Sam had an expression—“shining on”—which meant that if my gaze lingered on another man for too long, I was “shining on” to this new guy, at least according to Sam. I quickly learned to keep my eyes to myself, especially when a handsome young male came anywhere near me. Sam was getting older, but I was blossoming at work and had a thriving social life. He was quite aware of this, and was desperately trying to hold onto me.
Because of Sam’s possessiveness, I actually snubbed my neighbor—who happened to be a young man—when he showed up at the same restaurant where Sam and I were having lunch. My neighbor kept trying to get my attention, and when I finally had to acknowledge him, I acted like I barely knew him. I was worried that Sam would accuse me of “shining on” to him if I acted too friendly. Sam seemed to have eyes in the back of his head when it came to me; so of course, he immediately noticed when I did finally acknowledge my neighbor. I had to introduce them to each other, and explain to Sam exactly how I knew this other man. Obviously, Sam would later accuse me of sleeping with the neighbor behind his back.

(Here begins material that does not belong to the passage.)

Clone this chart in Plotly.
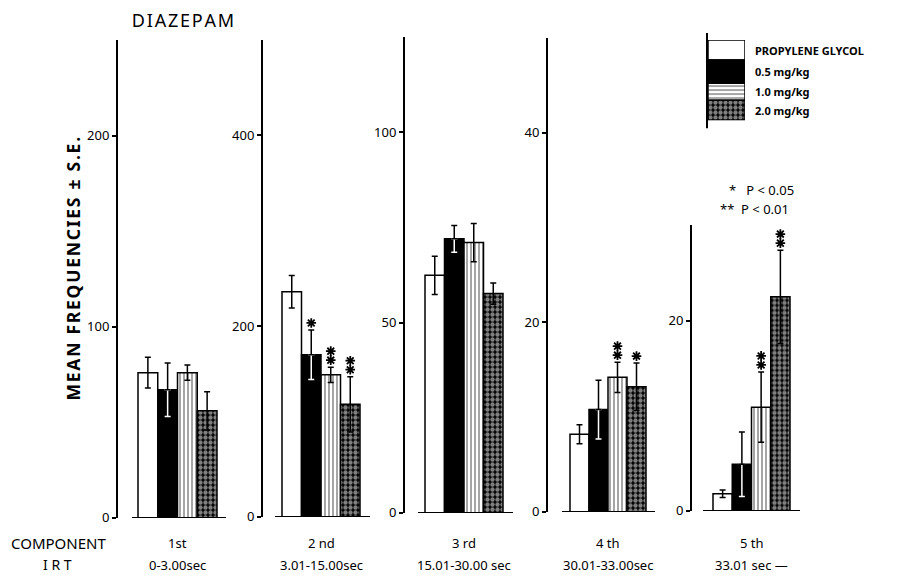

I remember another occasion that Sam’s possessiveness became an issue. This time, his behavior was so bad that it was almost enough for me to walk away from him forever. It was at an office Christmas party at a house nearby. I was in my mid-20s, and loved a good party. This one had a lot of employees from out of town that were in the city for a national-wide company meeting. I had the chance to meet a lot of people with whom I previously only had phone conversations. I was chatting with a manager from one of the other state offices, and he asked me to dance. Since Sam was occupied in a conversation at the other end of the bar, I figured it would be okay, so we went out on the dance floor.

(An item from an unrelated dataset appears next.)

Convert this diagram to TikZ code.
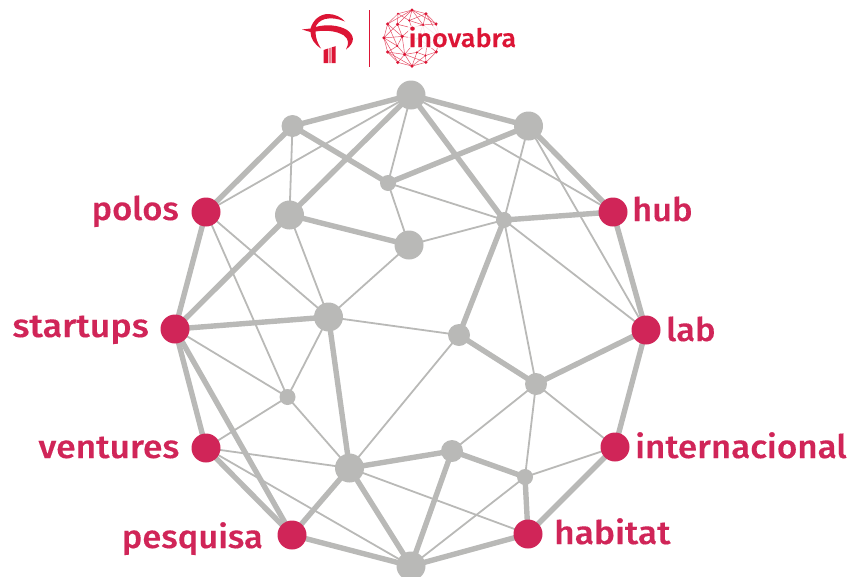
\documentclass[tikz,border=0pt]{standalone}
\usepackage{fontspec}
\setmainfont{Fira Sans}
\newfontfamily\labelfont{Fira Sans Medium}[FakeStretch=1.06,FakeBold=0.25]
\definecolor{netgray}{HTML}{B9B9B7}
\definecolor{labelred}{HTML}{D02558}
\definecolor{logored}{HTML}{DC1535}
\definecolor{logopink}{HTML}{EE7F90}
\tikzset{
  dot/.style={circle,fill=netgray,inner sep=0pt,minimum size=#1},
  reddot/.style={circle,fill=labelred,inner sep=0pt,minimum size=29pt},
  biglink/.style={draw=netgray,line width=5.4pt},
  thinlink/.style={draw=netgray,line width=1.8pt},
  lab/.style={text=labelred,font=\fontsize{32.5}{33}\labelfont,inner sep=0pt},
  minilink/.style={draw=logored!75,line width=.5pt},
  minidot/.style={circle,fill=logored,inner sep=0pt,minimum size=#1},
}
\newcommand{\allpts}{T/411/95,a/292.5/126,b/528.5/126,c/388/183,polos/206/212,d/289.5/215,e/409/245,f/504/220,hub/613/212,g/328.5/317,h/459/335,startups/175/329,lab/646/330,i/536/384,j/287.5/397,ventures/206/448,intern/615/447,k/349.5/468,l/452/451,m/525/477,pesquisa/292/535,habitat/528/534,B/411/566}
\newcommand{\thicklinks}{T/a,T/b,a/polos,a/c,c/b,T/d,d/startups,T/f,d/e,f/hub,hub/b,hub/lab,f/h,h/i,i/lab,lab/intern,intern/habitat,m/habitat,l/m,k/l,l/B,habitat/B,k/B,k/pesquisa,pesquisa/B,startups/g,g/k,startups/ventures,startups/pesquisa,ventures/pesquisa,polos/startups}
\newcommand{\thinlinks}{T/polos,a/d,T/c,c/e,c/f,T/hub,b/f,b/lab,f/lab,f/e,f/i,polos/g,polos/j,d/g,e/g,g/h,g/j,h/k,startups/j,j/ventures,j/k,ventures/k,ventures/B,k/habitat,i/l,i/m,i/intern,m/intern,m/B}
\begin{document}
\begin{tikzpicture}[x=1pt,y=-1pt]
\useasboundingbox (0,0) rectangle (851,576);
\clip (0,0) rectangle (851,576);
% main network
\foreach \n/\x/\y in \allpts {\coordinate (\n) at (\x,\y);}
\foreach \p/\q in \thinlinks {\path[thinlink] (\p) -- (\q);}
\foreach \p/\q in \thicklinks {\path[biglink] (\p) -- (\q);}
\foreach \n/\s in {T/29,a/22,b/29,c/16,d/29,e/29,f/16,g/29,h/22,i/22,j/16,k/29,l/22,m/16,B/29}
  {\node[dot=\s pt] at (\n) {};}
\foreach \n in {polos,hub,startups,lab,ventures,intern,pesquisa,habitat}
  {\node[reddot] at (\n) {};}
% labels
\node[lab,anchor=base east] (tpolos) at (179,220) {polos};
\node[lab,anchor=base east] (tstartups) at (149,337) {\scalebox{1.04}[1]{startups}};
\node[lab,anchor=base east] (tventures) at (179.5,458) {\scalebox{1.03}[1]{ventures}};
\node[lab,anchor=base east] (tpesquisa) at (263,548) {pesquisa};
\node[lab,anchor=base west] (thub) at (632,221) {hub};
\node[lab,anchor=base west] (tlab) at (666,341) {lab};
\node[lab,anchor=base west] (tintern) at (635,458) {\scalebox{1.015}[1]{internacional}};
\node[lab,anchor=base west] (thabitat) at (554,544) {\scalebox{1.025}[1]{habitat}};
% mini network in the logo
\begin{scope}[shift={(412,38)},x=0.119pt,y=-0.119pt]
\foreach \n/\x/\y in \allpts {\coordinate (m\n) at ({\x-411},{\y-330});}
\foreach \p/\q in \thinlinks {\path[minilink] (m\p) -- (m\q);}
\foreach \p/\q in \thicklinks {\path[minilink] (m\p) -- (m\q);}
\foreach \n in {T,b,d,e,g,k,B,polos,hub,startups,lab,ventures,intern,pesquisa,habitat}
  {\node[minidot=3.4pt] at (m\n) {};}
\foreach \n in {a,c,f,h,i,j,l,m}
  {\node[minidot=2.2pt] at (m\n) {};}
\end{scope}
\node[anchor=base west,text=logored,fill=white,fill opacity=.85,text opacity=1,inner sep=.5pt,font=\fontsize{25.5}{25.5}\labelfont] (tinova) at (408,47) {inovabra};
% divider
\draw[logored,line width=1pt] (369,10) -- (369,67);
% bank logo
\fill[logored] (302,29.5) -- (310.5,28.5) .. controls (313,20) and (320,14) .. (328,14) .. controls (335,14) and (341,17) .. (345,21.5) .. controls (338,18.5) and (331,17.5) .. (325,19) .. controls (320,20.5) and (317,23.5) .. (315.5,27) .. controls (326,24) and (339,25) .. (347,30) .. controls (354,35) and (356,42) .. (346,49.5) .. controls (349,44) and (349,39) .. (344,35.5) .. controls (336,30.5) and (325,30) .. (315.5,31.5) .. controls (315.5,38) and (317.5,43) .. (321,48.5) .. controls (314,44) and (310.5,38) .. (310.5,32) -- cycle;
\fill[logored] (323.5,50) -- (328,48.5) -- (328,63) -- (323.5,63) -- cycle;
\fill[logopink] (328.7,48.3) -- (331,47.6) -- (331,63) -- (328.7,63) -- cycle;
\fill[logored] (331.7,47.4) -- (335.5,46.2) -- (335.5,63) -- (331.7,63) -- cycle;
\end{tikzpicture}
\end{document}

After the dance, we walked back to the bar, and continued our conversation. I looked away for a second, only to see Sam charging toward us, with a look of anger and determination on his face. He butted into our conversation, loudly introduced himself, and made it very clear that I was his “lady.” I had always enjoyed when he introduced me with that title, but this was one of the first times that it made me feel uncomfortable.
I couldn’t help but think about what this upper-level manager—with whom I was just sharing my career aspirations—was thinking about me now. He was probably confused about what was happening. He was probably also wondering whether or not Sam was going to haul him out and punch him. I was absolutely mortified and felt like a child that had just been scolded in public.

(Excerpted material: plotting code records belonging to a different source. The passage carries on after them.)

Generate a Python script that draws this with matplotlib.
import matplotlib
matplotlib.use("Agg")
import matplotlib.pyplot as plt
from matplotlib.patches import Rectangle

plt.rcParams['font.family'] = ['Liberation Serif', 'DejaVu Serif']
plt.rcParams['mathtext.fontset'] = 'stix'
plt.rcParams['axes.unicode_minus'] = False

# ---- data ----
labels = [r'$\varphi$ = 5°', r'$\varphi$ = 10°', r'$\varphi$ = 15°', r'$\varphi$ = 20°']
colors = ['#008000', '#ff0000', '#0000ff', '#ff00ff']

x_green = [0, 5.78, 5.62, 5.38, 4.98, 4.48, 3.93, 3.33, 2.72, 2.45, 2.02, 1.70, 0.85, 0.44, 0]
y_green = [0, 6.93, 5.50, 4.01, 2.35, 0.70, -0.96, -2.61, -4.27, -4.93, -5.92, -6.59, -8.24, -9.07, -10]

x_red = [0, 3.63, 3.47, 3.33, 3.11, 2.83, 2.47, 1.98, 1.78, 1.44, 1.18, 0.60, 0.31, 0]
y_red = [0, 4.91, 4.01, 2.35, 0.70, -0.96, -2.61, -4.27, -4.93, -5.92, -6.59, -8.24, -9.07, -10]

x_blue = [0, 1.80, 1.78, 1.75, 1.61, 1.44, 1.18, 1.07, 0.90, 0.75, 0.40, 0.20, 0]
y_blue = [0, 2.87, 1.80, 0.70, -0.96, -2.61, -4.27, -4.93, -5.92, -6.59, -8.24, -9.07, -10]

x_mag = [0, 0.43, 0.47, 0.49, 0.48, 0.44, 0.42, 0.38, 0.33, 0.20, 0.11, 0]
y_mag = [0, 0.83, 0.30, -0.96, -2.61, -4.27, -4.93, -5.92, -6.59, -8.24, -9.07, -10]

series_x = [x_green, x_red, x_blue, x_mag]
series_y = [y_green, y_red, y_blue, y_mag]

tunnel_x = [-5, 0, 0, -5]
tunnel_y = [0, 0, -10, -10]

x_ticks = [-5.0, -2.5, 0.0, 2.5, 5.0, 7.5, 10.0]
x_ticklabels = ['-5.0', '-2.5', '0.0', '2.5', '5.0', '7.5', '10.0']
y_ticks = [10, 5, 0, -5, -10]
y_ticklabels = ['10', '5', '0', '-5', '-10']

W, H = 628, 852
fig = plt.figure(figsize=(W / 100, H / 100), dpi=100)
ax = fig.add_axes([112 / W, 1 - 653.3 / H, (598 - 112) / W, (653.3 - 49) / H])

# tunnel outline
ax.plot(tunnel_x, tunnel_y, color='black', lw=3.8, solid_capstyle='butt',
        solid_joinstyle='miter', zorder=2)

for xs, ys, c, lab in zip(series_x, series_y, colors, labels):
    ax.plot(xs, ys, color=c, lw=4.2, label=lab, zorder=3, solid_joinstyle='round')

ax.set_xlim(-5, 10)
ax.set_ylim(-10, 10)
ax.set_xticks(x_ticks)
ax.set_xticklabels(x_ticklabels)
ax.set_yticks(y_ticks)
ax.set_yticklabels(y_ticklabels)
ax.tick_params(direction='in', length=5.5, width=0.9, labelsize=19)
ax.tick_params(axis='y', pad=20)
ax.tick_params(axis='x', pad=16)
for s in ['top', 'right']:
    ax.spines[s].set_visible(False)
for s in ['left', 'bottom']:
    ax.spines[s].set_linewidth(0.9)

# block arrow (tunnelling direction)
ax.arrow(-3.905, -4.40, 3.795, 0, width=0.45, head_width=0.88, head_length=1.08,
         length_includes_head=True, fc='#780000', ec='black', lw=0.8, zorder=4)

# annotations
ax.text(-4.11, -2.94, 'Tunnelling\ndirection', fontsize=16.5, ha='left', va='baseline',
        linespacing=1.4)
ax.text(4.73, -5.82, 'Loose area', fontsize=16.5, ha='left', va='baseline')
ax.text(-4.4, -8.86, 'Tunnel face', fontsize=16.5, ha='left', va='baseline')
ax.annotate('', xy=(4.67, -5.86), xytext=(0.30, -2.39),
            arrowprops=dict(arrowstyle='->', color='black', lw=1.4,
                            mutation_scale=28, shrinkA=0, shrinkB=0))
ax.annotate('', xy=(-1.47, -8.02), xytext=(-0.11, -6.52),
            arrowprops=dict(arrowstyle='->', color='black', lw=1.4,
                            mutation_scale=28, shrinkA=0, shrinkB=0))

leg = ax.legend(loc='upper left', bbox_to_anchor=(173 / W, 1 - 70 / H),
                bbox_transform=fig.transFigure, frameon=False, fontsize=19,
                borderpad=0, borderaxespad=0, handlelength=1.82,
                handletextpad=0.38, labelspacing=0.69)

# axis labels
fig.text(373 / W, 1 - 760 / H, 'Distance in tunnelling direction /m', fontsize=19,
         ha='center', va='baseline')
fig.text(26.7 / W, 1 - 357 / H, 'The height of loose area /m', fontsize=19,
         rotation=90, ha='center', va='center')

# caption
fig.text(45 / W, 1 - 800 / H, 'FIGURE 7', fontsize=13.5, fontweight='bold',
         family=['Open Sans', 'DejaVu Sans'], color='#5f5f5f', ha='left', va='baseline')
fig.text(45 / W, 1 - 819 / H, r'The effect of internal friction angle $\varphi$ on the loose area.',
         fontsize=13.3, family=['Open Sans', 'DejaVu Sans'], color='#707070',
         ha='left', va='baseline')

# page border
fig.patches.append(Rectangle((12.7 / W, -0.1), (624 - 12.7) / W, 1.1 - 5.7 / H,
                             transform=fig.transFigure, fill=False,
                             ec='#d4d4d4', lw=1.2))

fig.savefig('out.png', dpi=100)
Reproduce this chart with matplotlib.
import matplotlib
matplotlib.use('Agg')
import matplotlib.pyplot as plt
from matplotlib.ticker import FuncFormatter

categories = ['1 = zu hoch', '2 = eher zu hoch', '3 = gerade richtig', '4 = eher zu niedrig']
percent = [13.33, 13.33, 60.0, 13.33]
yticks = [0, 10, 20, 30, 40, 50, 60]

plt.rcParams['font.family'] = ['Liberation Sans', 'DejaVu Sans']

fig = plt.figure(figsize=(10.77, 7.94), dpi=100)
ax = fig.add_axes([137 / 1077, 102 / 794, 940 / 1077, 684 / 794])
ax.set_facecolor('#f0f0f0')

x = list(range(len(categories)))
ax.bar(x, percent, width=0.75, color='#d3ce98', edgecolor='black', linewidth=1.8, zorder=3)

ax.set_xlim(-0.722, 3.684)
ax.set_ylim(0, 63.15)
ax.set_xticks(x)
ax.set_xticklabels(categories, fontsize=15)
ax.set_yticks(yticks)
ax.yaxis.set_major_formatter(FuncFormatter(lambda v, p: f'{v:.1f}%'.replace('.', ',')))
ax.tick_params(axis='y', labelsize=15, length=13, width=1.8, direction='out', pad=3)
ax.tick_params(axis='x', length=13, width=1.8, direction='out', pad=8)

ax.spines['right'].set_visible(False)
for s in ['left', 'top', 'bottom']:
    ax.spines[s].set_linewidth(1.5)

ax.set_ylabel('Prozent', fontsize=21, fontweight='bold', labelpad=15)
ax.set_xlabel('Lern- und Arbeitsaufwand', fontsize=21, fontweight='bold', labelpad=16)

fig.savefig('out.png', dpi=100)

Later in the car, Sam asked me if I would have rather stayed at the party and gone back to the man’s hotel room. Needless to say, the rest of the night was disastrous.
Some part of me wished that I had slept with all of the men he thought I had been with—my 20s would have probably been so much more exciting. The truth was, I was just afraid to sleep with anybody else. Sam’s temper was so volatile; I didn’t know what he would do to the other guy, or even me, if he ever found out.